**DATA SECTION:**
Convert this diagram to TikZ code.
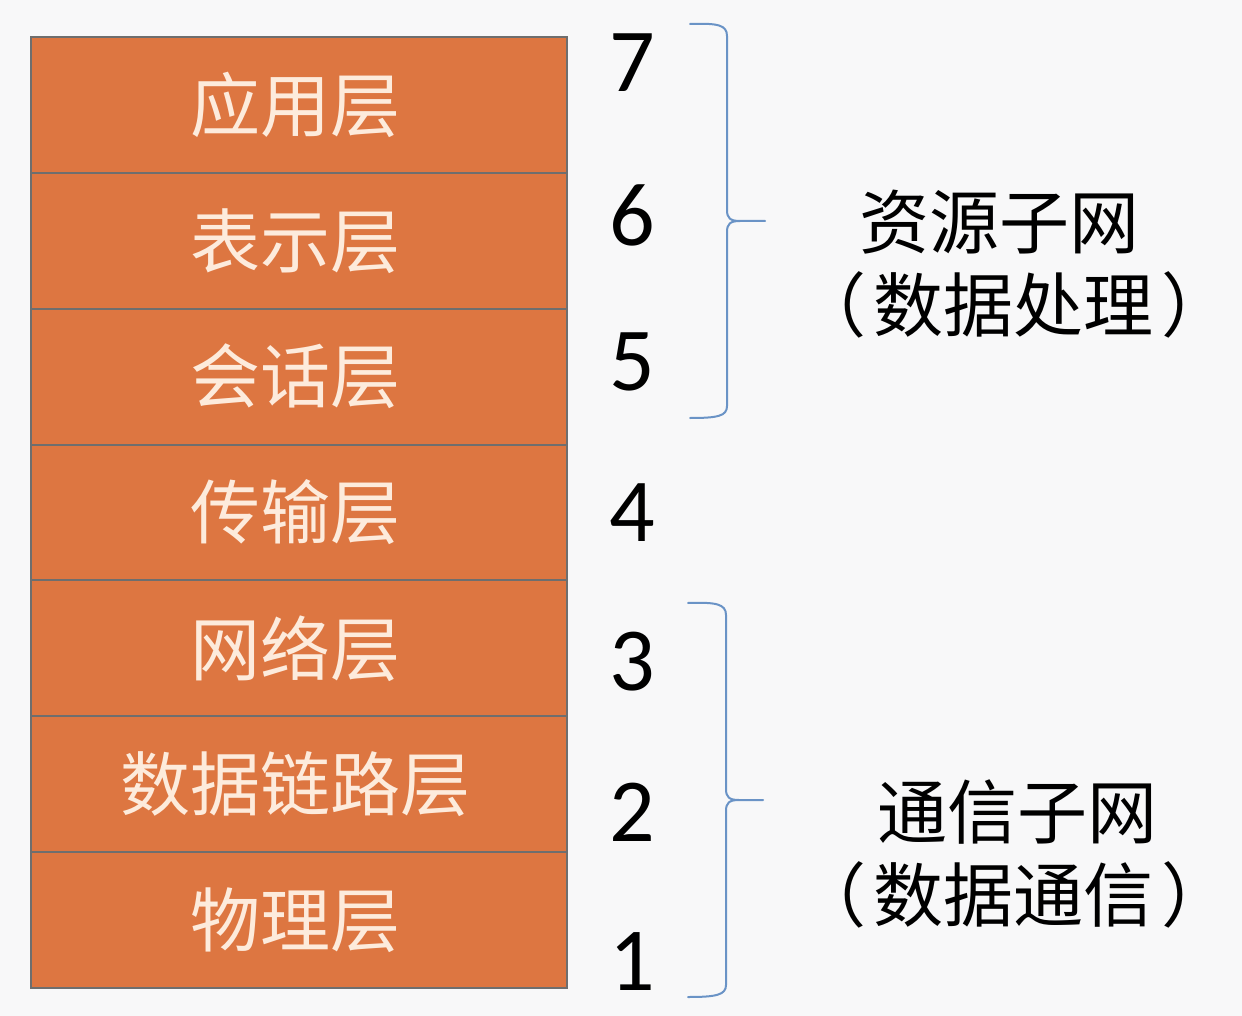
\documentclass[tikz,border=0pt]{standalone}
\usepackage{fontspec}
\newfontfamily\cjk{Noto Sans CJK SC}
\newfontfamily\numf{Carlito}
\definecolor{layerfill}{HTML}{DD7641}
\definecolor{layerline}{HTML}{6E6E6E}
\definecolor{layertext}{HTML}{FDEBDC}
\definecolor{bracecol}{HTML}{6A93C6}
\definecolor{bgcol}{HTML}{F8F8F9}
\tikzset{
  layer/.style={draw=layerline, line width=2pt, fill=layerfill, minimum width=536pt, minimum height=135.86pt, inner sep=0pt, text=layertext, font=\cjk\fontsize{70}{80}\selectfont},
  num/.style={inner sep=0pt, font=\numf\fontsize{90}{100}\selectfont, text=black},
  lbl/.style={inner sep=0pt, align=center, font=\cjk\fontsize{70}{83}\selectfont, text=black},
  bracepath/.style={draw=bracecol, line width=2pt, line cap=round, line join=round}
}
\begin{document}
\begin{tikzpicture}[x=1pt, y=-1pt]
\fill[bgcol] (0,0) rectangle (1242,1016);
\useasboundingbox (0,0) rectangle (1242,1016);
% layers
\node[layer] (L7) at (299, 104.93) {\hspace*{-8pt}应用层};
\node[layer] (L6) at (299, 240.79) {\hspace*{-8pt}表示层};
\node[layer] (L5) at (299, 376.65) {\hspace*{-8pt}会话层};
\node[layer] (L4) at (299, 512.50) {\hspace*{-8pt}传输层};
\node[layer] (L3) at (299, 648.36) {\hspace*{-8pt}网络层};
\node[layer] (L2) at (299, 784.22) {\hspace*{-8pt}数据链路层};
\node[layer] (L1) at (299, 920.07) {\hspace*{-8pt}物理层};
% numbers
\node[num] (n7) at (632, 63) {7};
\node[num] (n6) at (632, 215) {6};
\node[num] (n5) at (632, 362) {5};
\node[num] (n4) at (632, 513) {4};
\node[num] (n3) at (632, 662) {3};
\node[num] (n2) at (632, 812) {2};
\node[num] (n1) at (632, 962) {1};
% braces
\path[bracepath] (690,24) .. controls (718,23) and (727,25) .. (727,36)
  -- (727,210) .. controls (727,218) and (730,221) .. (740,221) -- (765,221)
  (740,221) .. controls (730,221) and (727,224) .. (727,232)
  -- (727,406) .. controls (727,416) and (718,418) .. (690,418);
\path[bracepath] (688,603) .. controls (716,602) and (726,604) .. (726,615)
  -- (726,789) .. controls (726,797) and (729,800) .. (739,800) -- (763,800)
  (739,800) .. controls (729,800) and (726,803) .. (726,811)
  -- (726,985) .. controls (726,995) and (716,997) .. (688,997);
% labels
\node[lbl] (r1) at (999, 222) {资源子网};
\node[lbl] (r2) at (1014, 305) {（\hspace{8pt}数据处理\hspace{8pt}）};
\node[lbl] (c1) at (1017, 812) {通信子网};
\node[lbl] (c2) at (1014, 895) {（\hspace{8pt}数据通信\hspace{8pt}）};
\end{tikzpicture}
\end{document}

**EXERCISE PROMPT:**
Transcribe each line above verbatim, with the pictures left out.

**PROBLEM SOLUTION:**
Convert this diagram to TikZ code.
\documentclass[tikz,border=0pt]{standalone}
\usepackage{fontspec}
\newfontfamily\cjk{Noto Sans CJK SC}
\newfontfamily\numf{Carlito}
\definecolor{layerfill}{HTML}{DD7641}
\definecolor{layerline}{HTML}{6E6E6E}
\definecolor{layertext}{HTML}{FDEBDC}
\definecolor{bracecol}{HTML}{6A93C6}
\definecolor{bgcol}{HTML}{F8F8F9}
\tikzset{
  layer/.style={draw=layerline, line width=2pt, fill=layerfill, minimum width=536pt, minimum height=135.86pt, inner sep=0pt, text=layertext, font=\cjk\fontsize{70}{80}\selectfont},
  num/.style={inner sep=0pt, font=\numf\fontsize{90}{100}\selectfont, text=black},
  lbl/.style={inner sep=0pt, align=center, font=\cjk\fontsize{70}{83}\selectfont, text=black},
  bracepath/.style={draw=bracecol, line width=2pt, line cap=round, line join=round}
}
\begin{document}
\begin{tikzpicture}[x=1pt, y=-1pt]
\fill[bgcol] (0,0) rectangle (1242,1016);
\useasboundingbox (0,0) rectangle (1242,1016);
% layers
\node[layer] (L7) at (299, 104.93) {\hspace*{-8pt}应用层};
\node[layer] (L6) at (299, 240.79) {\hspace*{-8pt}表示层};
\node[layer] (L5) at (299, 376.65) {\hspace*{-8pt}会话层};
\node[layer] (L4) at (299, 512.50) {\hspace*{-8pt}传输层};
\node[layer] (L3) at (299, 648.36) {\hspace*{-8pt}网络层};
\node[layer] (L2) at (299, 784.22) {\hspace*{-8pt}数据链路层};
\node[layer] (L1) at (299, 920.07) {\hspace*{-8pt}物理层};
% numbers
\node[num] (n7) at (632, 63) {7};
\node[num] (n6) at (632, 215) {6};
\node[num] (n5) at (632, 362) {5};
\node[num] (n4) at (632, 513) {4};
\node[num] (n3) at (632, 662) {3};
\node[num] (n2) at (632, 812) {2};
\node[num] (n1) at (632, 962) {1};
% braces
\path[bracepath] (690,24) .. controls (718,23) and (727,25) .. (727,36)
  -- (727,210) .. controls (727,218) and (730,221) .. (740,221) -- (765,221)
  (740,221) .. controls (730,221) and (727,224) .. (727,232)
  -- (727,406) .. controls (727,416) and (718,418) .. (690,418);
\path[bracepath] (688,603) .. controls (716,602) and (726,604) .. (726,615)
  -- (726,789) .. controls (726,797) and (729,800) .. (739,800) -- (763,800)
  (739,800) .. controls (729,800) and (726,803) .. (726,811)
  -- (726,985) .. controls (726,995) and (716,997) .. (688,997);
% labels
\node[lbl] (r1) at (999, 222) {资源子网};
\node[lbl] (r2) at (1014, 305) {（\hspace{8pt}数据处理\hspace{8pt}）};
\node[lbl] (c1) at (1017, 812) {通信子网};
\node[lbl] (c2) at (1014, 895) {（\hspace{8pt}数据通信\hspace{8pt}）};
\end{tikzpicture}
\end{document}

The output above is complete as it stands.